One of the most important things to come out of the after-work beer-fuelled pub braindump sessions with John is our "3 Laws", which we thought of as we reviewed what we did right and what we did wrong on our project. We have them pinned up in big letters in the office. Here they are:
1. Test First
Yes, yes. Everyone has been saying this for ages. There must be a thousand blog entries about Test-Driven Development and Extreme Programming. Of course we had heard about XP and I even own Martin Fowler's great book on refactoring, but to actually follow the principles of XP takes a crapload more self discipline than we have. So I'm not necessarily talking about JUnit tests here, but I definitely insist on heavy, if not total, automation.
The "project" we're working on is to replace a legacy system that does something we didn't know a lot about, written by a guy who left the company, with no written spec. This is the perfect problem to solve with Law 1, because the basic idea is that your test cases are the spec. And the beautiful thing is, now we do follow this Law, we can test the test cases by running them against the legacy system, before running them on the new system. Brilliant.
This approach has also been great for benchmarking the old system vs the new system, so we can say things to my boss like, "the new system is 30 times faster than the old one - see, here's the test results to prove it."
2. Optimise Last
Dr Knuth said, "premature optimization is the root of all evil" - and it's true. I got that quote from an excellent book about Java performance, which encourages continuous benchmarking (see Law 1). Another book I have about NIO makes the important point that these days software tends to be IO bound rather than CPU bound. (That means your program probably spends much much more time talking to a DB or to the OS about files or network, than it does calculating or manipulating memory.) That point alone implies that most of the time optimising algorithms gains nothing at all!

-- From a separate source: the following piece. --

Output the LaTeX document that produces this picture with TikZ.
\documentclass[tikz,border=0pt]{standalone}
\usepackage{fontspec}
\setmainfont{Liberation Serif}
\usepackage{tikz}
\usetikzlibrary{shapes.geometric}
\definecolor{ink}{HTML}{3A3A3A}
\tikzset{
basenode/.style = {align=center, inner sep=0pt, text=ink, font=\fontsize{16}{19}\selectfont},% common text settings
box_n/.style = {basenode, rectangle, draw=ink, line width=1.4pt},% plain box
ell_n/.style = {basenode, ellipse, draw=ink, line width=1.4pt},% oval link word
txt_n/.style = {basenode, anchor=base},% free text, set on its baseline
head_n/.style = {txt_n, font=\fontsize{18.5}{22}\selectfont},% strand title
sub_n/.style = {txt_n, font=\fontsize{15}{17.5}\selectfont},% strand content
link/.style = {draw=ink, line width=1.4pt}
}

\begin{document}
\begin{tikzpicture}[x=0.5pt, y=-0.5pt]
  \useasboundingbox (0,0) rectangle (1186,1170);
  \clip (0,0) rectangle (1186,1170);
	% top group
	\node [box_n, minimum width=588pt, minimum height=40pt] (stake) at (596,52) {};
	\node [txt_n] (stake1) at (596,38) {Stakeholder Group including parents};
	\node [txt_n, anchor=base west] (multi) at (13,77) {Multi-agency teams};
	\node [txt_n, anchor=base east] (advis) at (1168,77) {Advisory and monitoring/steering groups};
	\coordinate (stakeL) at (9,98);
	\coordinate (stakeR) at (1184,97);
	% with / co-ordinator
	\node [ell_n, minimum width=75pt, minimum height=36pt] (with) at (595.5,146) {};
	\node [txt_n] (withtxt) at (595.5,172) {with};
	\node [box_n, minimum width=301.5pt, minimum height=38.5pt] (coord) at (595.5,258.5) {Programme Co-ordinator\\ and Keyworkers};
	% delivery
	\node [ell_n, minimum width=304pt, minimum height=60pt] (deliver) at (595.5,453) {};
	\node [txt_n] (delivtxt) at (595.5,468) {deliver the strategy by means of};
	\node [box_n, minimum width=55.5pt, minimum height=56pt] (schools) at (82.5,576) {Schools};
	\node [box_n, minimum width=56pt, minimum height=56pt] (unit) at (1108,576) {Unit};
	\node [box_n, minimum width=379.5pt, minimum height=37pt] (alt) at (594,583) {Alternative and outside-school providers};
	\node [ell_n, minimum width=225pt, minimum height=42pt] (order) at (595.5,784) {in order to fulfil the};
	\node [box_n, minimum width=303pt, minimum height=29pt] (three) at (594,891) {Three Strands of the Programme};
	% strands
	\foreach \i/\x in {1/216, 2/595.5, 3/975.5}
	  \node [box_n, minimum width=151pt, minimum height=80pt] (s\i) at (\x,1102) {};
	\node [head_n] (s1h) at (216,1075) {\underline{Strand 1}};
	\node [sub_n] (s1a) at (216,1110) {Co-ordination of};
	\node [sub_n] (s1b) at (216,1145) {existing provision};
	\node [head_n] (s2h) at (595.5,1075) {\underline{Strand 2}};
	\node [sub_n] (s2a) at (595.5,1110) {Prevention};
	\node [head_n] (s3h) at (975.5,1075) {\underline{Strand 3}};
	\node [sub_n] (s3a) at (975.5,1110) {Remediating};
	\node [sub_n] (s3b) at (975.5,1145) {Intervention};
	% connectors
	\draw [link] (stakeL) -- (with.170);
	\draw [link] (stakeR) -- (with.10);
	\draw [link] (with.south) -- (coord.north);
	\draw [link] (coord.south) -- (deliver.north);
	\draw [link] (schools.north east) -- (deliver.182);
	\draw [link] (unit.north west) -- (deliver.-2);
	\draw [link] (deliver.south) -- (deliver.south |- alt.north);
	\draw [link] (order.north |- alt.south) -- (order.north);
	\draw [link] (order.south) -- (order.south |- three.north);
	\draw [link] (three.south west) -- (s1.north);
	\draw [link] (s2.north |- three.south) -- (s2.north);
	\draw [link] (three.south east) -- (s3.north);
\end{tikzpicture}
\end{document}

That doesn't mean that you shouldn't ever optimise algorithms of course, but you should only do it if these two conditions are satisfied:
- continuous benchmarking shows that something that used to be fast is suddenly very slow
- your profiler software finds a hotspot
Most of the time however, I have found that performance improvements tend to come from the architecture level. For example, if you discover your JVM spends a lot of time garbage collecting, then there's probably some leaky code or unnecessary data copying going on somewhere. Usually the fix for that would be a micro design change that avoids the need to copy that data.
3. Write Code for Right Now
The phrase "I think Law 3 applies" has become interchangeable with "we'll cross that bridge when we come to it" in our team. This is the anti-framework Law. Object-oriented programmers have a natural (and evil) tendency to write über-generic classes, in the name of code reuse. Code reuse is a good thing, but too often we write a generic, reusable class, and then use it only once. In extreme cases that reusable class evolves into a framework, which just makes maintenance harder because every time you change it you have to consider both how it will fix the problem at hand and how it affects the other imaginary users of the framework.
The other natural (and evil) tendency that this Law avoids is adding unrequested features, and fulfilling fictional requirements. Yes, the users might ask for Feature X next quarter, but they haven't yet, so let's just write the simplest possible thing that will meet the requirements we know about Right Now.
This can be a tough Law to obey because let's face it, you only think of disobeying it when doing so would be fun. If I'm finding myself extra tempted my usual trick is to jot down the technical idea I have on a post it note, and tell myself that if I finish the real requirements quickly I might have time to do it later. Of course I never have time later - but that's the point: there's no time to waste writing code that isn't needed.
Summary
3 is a convenient number of Laws because you can memorise all of them easily, but in truth we've never felt a need to add a 4th Law. These seem to be the key to everything. When we obey them, good things happen. When we disobey them, bad things happen. Simple as that. I hope they will be useful for other people too.